The magistrate judge also recommends we direct plaintiff to file an FTCA action for this matter once plaintiff has exhausted his administrative remedies. We decline to follow this recommendation, however. 28 U.S.C. § 1915(g) prevents prisoners from filing an action if the prisoner has on a prior occasion filed three or more lawsuits that were dismissed on the grounds they were frivolous, malicious, or fail to state a claim upon which relief may be granted. Upon entry of this order, plaintiff will have filed two suits that failed to state a claim worthy of relief - this action, and Cyrus v. Allstate Const. Co., et al., Civ. No. 02-00845. With six other actions still pending, plaintiff may reach his three lawsuit limit before his FTCA action becomes ripe. Therefore, we will not direct plaintiff to file his FTCA action.It is true, however, that plaintiff's avenue for relief, if any, is through an FTCA action.

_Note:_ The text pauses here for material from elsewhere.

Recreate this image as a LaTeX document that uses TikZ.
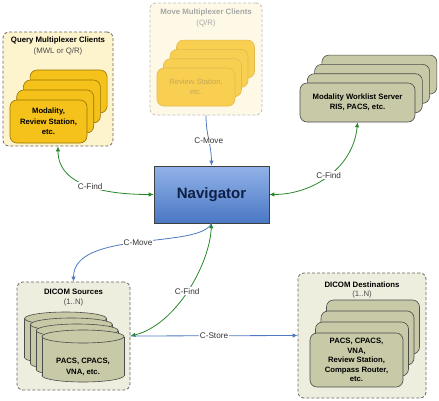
\documentclass[tikz,border=0pt]{standalone}
\usepackage{xcolor}
\usepackage{fontspec}
\setmainfont{Liberation Sans}
\usetikzlibrary{arrows.meta}

% cilindro de DICOM Sources: centro x, centro y
\newcommand{\dicomDrum}[2]{%
  \filldraw[fill=oCard, draw=black!70, line width=0.6pt] (#1,#2+19.5) ellipse [x radius=41, y radius=6.5];
  \fill[oCard] (#1-41,#2-19.5) rectangle (#1+41,#2+19.5);
  \draw[black!70, line width=0.6pt] (#1-41,#2-19.5) -- (#1-41,#2+19.5) (#1+41,#2-19.5) -- (#1+41,#2+19.5);
  \filldraw[fill=oCard, draw=black!70, line width=0.6pt] (#1,#2-19.5) ellipse [x radius=41, y radius=6.5];}

\begin{document}
\begin{tikzpicture}[x=1pt, y=-1pt,
    every node/.style={font=\fontsize{7.8}{10}\selectfont, align=center, inner sep=0pt},
    group/.style={draw=black!60, dash pattern=on 3pt off 2pt, rounded corners=6pt, line width=0.8pt},
    card/.style={draw, rounded corners=7pt, line width=0.6pt, font=\fontsize{7.7}{10.3}\selectfont\bfseries},
    lbl/.style={fill=white, inner sep=0.8pt, font=\fontsize{8.2}{9}\selectfont, text=black!80},
    move/.style={draw=moveBlue, line width=0.8pt, -{Latex[length=5pt, width=4.5pt]}},
    find/.style={draw=findGreen, line width=0.8pt, {Latex[length=5pt, width=4.5pt]}-{Latex[length=5pt, width=4.5pt]}}]

    % Colores
    \definecolor{findGreen}{RGB}{40,135,40}
    \definecolor{moveBlue}{RGB}{80,122,192}
    \definecolor{qGroup}{RGB}{253,243,205}
    \definecolor{qCard}{RGB}{245,194,27}
    \definecolor{qEdge}{RGB}{150,115,0}
    \definecolor{mGroup}{RGB}{254,249,230}
    \definecolor{mCard}{RGB}{248,207,80}
    \definecolor{mEdge}{RGB}{228,186,80}
    \definecolor{mText}{RGB}{200,168,90}
    \definecolor{oGroup}{RGB}{238,238,222}
    \definecolor{oCard}{RGB}{200,201,167}
    \definecolor{navTop}{RGB}{145,178,232}
    \definecolor{navBot}{RGB}{74,120,196}
    \definecolor{navText}{RGB}{15,30,68}

    \useasboundingbox (0,0) rectangle (439,400);

    % Query Multiplexer Clients
    \node[group, fill=qGroup, minimum width=110pt, minimum height=114pt] (qmc) at (58,89) {};
    \node (qmcTitle) at (58,40) {\bfseries Query Multiplexer Clients};
    \node[text=black!70] (qmcSub) at (58,51) {(MWL or Q/R)};
    \node[card, draw=qEdge, fill=qCard, minimum width=77pt, minimum height=43pt] (q3) at (68.6,91.5) {};
    \node[card, draw=qEdge, fill=qCard, minimum width=77pt, minimum height=43pt] (q2) at (61.9,101.5) {};
    \node[card, draw=qEdge, fill=qCard, minimum width=77pt, minimum height=43pt] (q1) at (55.2,111.5) {};
    \node[card, draw=qEdge, fill=qCard, minimum width=77pt, minimum height=43pt] (q0) at (48.5,121.5) {Modality,\\Review Station,\\etc.};

    % Move Multiplexer Clients (atenuado)
    \node[group, draw=black!25, fill=mGroup, minimum width=112pt, minimum height=112pt] (mmc) at (206,59) {};
    \node[text=black!35] (mmcTitle) at (206,12) {\bfseries Move Multiplexer Clients};
    \node[text=black!35] (mmcSub) at (206,23) {(Q/R)};
    \node[card, draw=mEdge, fill=mCard, minimum width=78pt, minimum height=38pt] (m3) at (215.5,59.1) {};
    \node[card, draw=mEdge, fill=mCard, minimum width=78pt, minimum height=38pt] (m2) at (209,68.4) {};
    \node[card, draw=mEdge, fill=mCard, minimum width=78pt, minimum height=38pt] (m1) at (202.5,77.7) {};
    \node[card, draw=mEdge, fill=mCard, text=mText, font=\fontsize{7.7}{10.3}\selectfont, minimum width=78pt, minimum height=38pt] (m0) at (196,87) {Review Station,\\etc.};

    % Modality Worklist Server
    \node[card, draw=black!70, fill=oCard, minimum width=115pt, minimum height=39pt] (w3) at (379.4,74.6) {};
    \node[card, draw=black!70, fill=oCard, minimum width=115pt, minimum height=39pt] (w2) at (372.1,83.9) {};
    \node[card, draw=black!70, fill=oCard, minimum width=115pt, minimum height=39pt] (w1) at (364.8,93.2) {};
    \node[card, draw=black!70, fill=oCard, minimum width=115pt, minimum height=39pt] (mws) at (357.5,102.5) {Modality Worklist Server\\RIS, PACS, etc.};

    % Navigator
    \node[draw=black!75, line width=0.6pt, top color=navTop, bottom color=navBot, minimum width=115pt, minimum height=57pt,
          text=navText, font=\fontsize{15}{17}\selectfont\bfseries] (nav) at (211.5,194.5) {Navigator};

    % DICOM Sources
    \node[group, fill=oGroup, minimum width=113pt, minimum height=108pt] (src) at (73.5,336) {};
    \node (srcTitle) at (73.5,292) {\bfseries DICOM Sources};
    \node[text=black!70] (srcSub) at (73.5,302) {(1..N)};
    \dicomDrum{65.6}{338}
    \dicomDrum{71.4}{344}
    \dicomDrum{77.2}{350}
    \dicomDrum{83}{356}
    \node[font=\fontsize{7.7}{10.3}\selectfont\bfseries] (srcText) at (83,367) {PACS, CPACS,\\VNA, etc.};

    % DICOM Destinations
    \node[group, fill=oGroup, minimum width=128pt, minimum height=125pt] (dst) at (362,335.5) {};
    \node (dstTitle) at (362,285) {\bfseries DICOM Destinations};
    \node[text=black!70] (dstSub) at (362,294) {(1..N)};
    \node[card, draw=black!70, fill=oCard, minimum width=93pt, minimum height=54pt] (d3) at (373,327) {};
    \node[card, draw=black!70, fill=oCard, minimum width=93pt, minimum height=54pt] (d2) at (367.5,338) {};
    \node[card, draw=black!70, fill=oCard, minimum width=93pt, minimum height=54pt] (d1) at (362,349) {};
    \node[card, draw=black!70, fill=oCard, minimum width=93pt, minimum height=54pt, font=\fontsize{7.7}{9.6}\selectfont\bfseries] (d0) at (356.5,360) {PACS, CPACS,\\VNA,\\Review Station,\\Compass Router,\\etc.};

    % Conexiones
    \draw[move] (mmc.south) to[out=-90, in=90] node[lbl] {C-Move} (nav.north);
    \draw[find] (qmc.south) to[out=-90, in=180] node[lbl] {C-Find} (nav.west);
    \draw[find] (mws.south) to[out=-95, in=0] node[lbl] {C-Find} (nav.east);
    \draw[move] (nav.south) .. controls +(-12,26) and +(0,-52) .. node[lbl] {C-Move} (src.north);
    \draw[find] (src.east) .. controls +(45,-11) and +(-2,42) .. node[lbl] {C-Find} (nav.south);
    \draw[move] (src.east) -- node[lbl] {C-Store} (dst.west);

\end{tikzpicture}
\end{document}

1. United States Magistrate Judge Thomas M. Blewitt's Report and Recommendation is adopted in part. (Rec. Doc. No. 8).

2. Plaintiff's motion for permission to file in forma pauperis is granted for this action only. (Rec. Doc. Nos. 2 and 5).

3. Plaintiff's original complaint is dismissed against all defendants - United States of America, Warden Karen F. Hogsten, and S.H.U. Lieutenant Wolmendorf. (Rec. Doc. No. 1).

4. Plaintiff's amended complaint is dismissed against all defendants -Lieutenant Wolemndorf and Correction Officer Ditty. (Rec. Doc. No. 10).

5. Plaintiff is not permitted to amend his complaint.

6. The clerk is directed to close the case file.